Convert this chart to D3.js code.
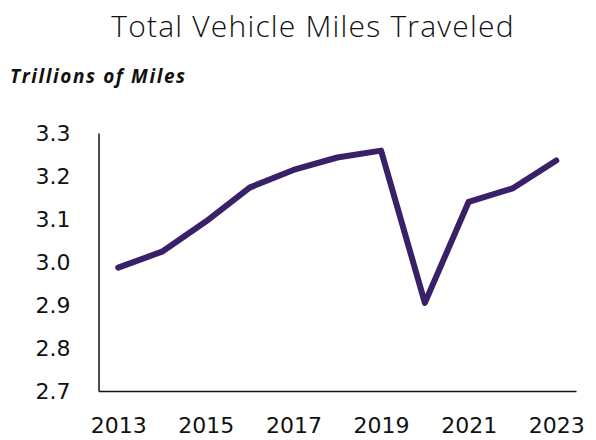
════
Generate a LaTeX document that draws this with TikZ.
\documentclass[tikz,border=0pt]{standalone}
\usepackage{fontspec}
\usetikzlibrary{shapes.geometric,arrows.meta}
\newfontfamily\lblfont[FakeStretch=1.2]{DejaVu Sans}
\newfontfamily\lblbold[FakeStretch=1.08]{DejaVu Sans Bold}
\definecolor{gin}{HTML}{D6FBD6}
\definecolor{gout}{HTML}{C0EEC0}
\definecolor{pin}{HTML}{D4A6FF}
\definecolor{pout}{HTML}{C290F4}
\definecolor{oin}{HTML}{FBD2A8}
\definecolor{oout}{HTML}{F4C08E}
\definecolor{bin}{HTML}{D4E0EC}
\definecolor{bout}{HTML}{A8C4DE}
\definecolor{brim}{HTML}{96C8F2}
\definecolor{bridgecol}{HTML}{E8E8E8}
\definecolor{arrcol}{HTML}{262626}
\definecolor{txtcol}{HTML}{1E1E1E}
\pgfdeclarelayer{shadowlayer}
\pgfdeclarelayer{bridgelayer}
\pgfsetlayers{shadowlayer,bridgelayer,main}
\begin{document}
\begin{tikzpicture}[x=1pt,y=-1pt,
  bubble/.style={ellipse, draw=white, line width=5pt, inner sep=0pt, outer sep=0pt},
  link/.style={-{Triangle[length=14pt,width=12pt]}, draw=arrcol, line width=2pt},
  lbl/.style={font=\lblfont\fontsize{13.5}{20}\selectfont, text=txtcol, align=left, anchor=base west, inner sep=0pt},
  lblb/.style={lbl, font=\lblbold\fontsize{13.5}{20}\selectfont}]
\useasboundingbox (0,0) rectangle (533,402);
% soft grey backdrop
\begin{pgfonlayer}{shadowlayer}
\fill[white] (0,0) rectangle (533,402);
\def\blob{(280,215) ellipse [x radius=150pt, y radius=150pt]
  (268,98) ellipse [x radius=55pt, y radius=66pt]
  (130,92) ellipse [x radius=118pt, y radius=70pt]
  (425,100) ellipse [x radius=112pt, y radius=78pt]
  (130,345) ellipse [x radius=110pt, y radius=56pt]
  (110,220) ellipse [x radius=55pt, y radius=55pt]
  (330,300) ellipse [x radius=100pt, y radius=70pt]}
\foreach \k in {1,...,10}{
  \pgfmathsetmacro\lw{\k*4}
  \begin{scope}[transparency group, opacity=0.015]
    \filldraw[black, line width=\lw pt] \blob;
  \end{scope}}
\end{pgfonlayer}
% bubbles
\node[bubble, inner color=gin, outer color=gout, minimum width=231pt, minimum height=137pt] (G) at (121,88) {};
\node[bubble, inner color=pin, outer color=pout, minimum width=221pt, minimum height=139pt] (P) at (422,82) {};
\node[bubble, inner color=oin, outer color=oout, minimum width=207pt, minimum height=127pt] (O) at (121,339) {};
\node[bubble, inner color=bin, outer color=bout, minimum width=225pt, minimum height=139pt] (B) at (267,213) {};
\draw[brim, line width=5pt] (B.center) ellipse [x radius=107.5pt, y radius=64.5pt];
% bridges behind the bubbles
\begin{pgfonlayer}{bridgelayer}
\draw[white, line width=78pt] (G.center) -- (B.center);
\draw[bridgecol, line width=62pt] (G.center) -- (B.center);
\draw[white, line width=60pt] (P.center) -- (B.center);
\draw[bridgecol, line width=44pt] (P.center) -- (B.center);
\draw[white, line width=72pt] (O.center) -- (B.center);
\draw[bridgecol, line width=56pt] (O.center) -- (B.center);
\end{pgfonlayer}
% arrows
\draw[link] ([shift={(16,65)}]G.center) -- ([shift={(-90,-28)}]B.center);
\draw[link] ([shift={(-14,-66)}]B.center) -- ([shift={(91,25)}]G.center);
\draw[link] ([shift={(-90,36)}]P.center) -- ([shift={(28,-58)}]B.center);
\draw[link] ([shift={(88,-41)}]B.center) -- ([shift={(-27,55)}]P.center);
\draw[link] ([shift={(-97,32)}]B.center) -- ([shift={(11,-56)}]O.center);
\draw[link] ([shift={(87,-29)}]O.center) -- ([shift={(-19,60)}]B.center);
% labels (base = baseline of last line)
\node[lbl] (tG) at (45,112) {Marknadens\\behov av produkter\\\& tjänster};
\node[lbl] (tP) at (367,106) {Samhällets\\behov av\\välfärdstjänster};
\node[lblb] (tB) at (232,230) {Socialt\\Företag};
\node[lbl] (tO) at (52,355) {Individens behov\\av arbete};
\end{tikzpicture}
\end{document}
════
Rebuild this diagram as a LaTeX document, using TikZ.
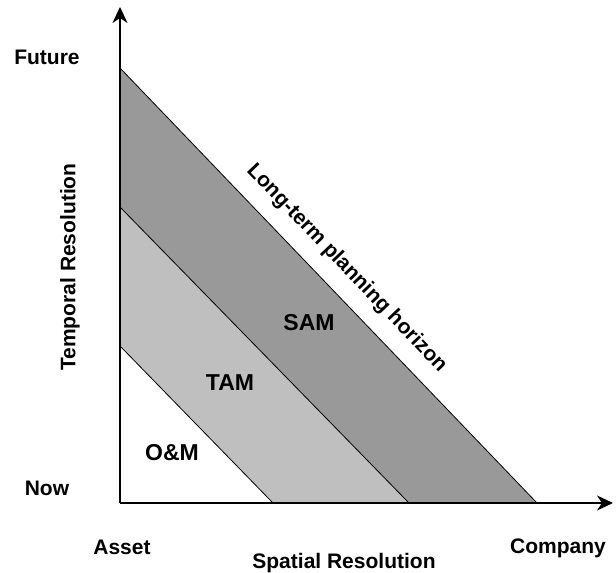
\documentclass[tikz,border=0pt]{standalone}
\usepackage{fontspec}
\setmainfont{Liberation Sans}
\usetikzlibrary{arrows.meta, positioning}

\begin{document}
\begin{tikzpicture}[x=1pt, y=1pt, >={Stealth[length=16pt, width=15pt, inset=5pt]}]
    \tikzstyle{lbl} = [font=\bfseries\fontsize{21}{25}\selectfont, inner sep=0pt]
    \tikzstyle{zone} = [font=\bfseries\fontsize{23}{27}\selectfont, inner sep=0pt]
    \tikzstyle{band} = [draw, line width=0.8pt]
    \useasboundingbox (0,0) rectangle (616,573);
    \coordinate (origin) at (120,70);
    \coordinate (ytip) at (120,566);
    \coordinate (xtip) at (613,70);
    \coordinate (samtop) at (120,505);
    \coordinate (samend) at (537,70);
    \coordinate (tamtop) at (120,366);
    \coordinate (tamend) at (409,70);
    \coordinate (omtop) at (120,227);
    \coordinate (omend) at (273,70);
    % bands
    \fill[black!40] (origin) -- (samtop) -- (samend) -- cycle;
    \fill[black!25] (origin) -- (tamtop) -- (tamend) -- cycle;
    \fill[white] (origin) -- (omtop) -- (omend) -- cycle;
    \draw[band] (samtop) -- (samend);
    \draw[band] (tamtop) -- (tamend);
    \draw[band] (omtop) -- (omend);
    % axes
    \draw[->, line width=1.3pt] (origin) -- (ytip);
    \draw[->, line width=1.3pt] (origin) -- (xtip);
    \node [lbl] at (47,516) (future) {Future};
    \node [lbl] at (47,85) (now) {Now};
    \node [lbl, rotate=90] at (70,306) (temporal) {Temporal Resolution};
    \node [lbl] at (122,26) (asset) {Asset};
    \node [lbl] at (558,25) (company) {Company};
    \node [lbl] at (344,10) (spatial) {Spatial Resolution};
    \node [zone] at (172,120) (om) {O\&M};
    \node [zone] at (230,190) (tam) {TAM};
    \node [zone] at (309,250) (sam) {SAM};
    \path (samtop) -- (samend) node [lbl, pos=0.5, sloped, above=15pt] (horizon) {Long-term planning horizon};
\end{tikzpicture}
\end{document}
════
#### Exercise objective:
Read the data above. Pull out each line in which the string "this" appears.

#### Right answer:
Convert this chart to D3.js code.
Generate a LaTeX document that draws this with TikZ.
Rebuild this diagram as a LaTeX document, using TikZ.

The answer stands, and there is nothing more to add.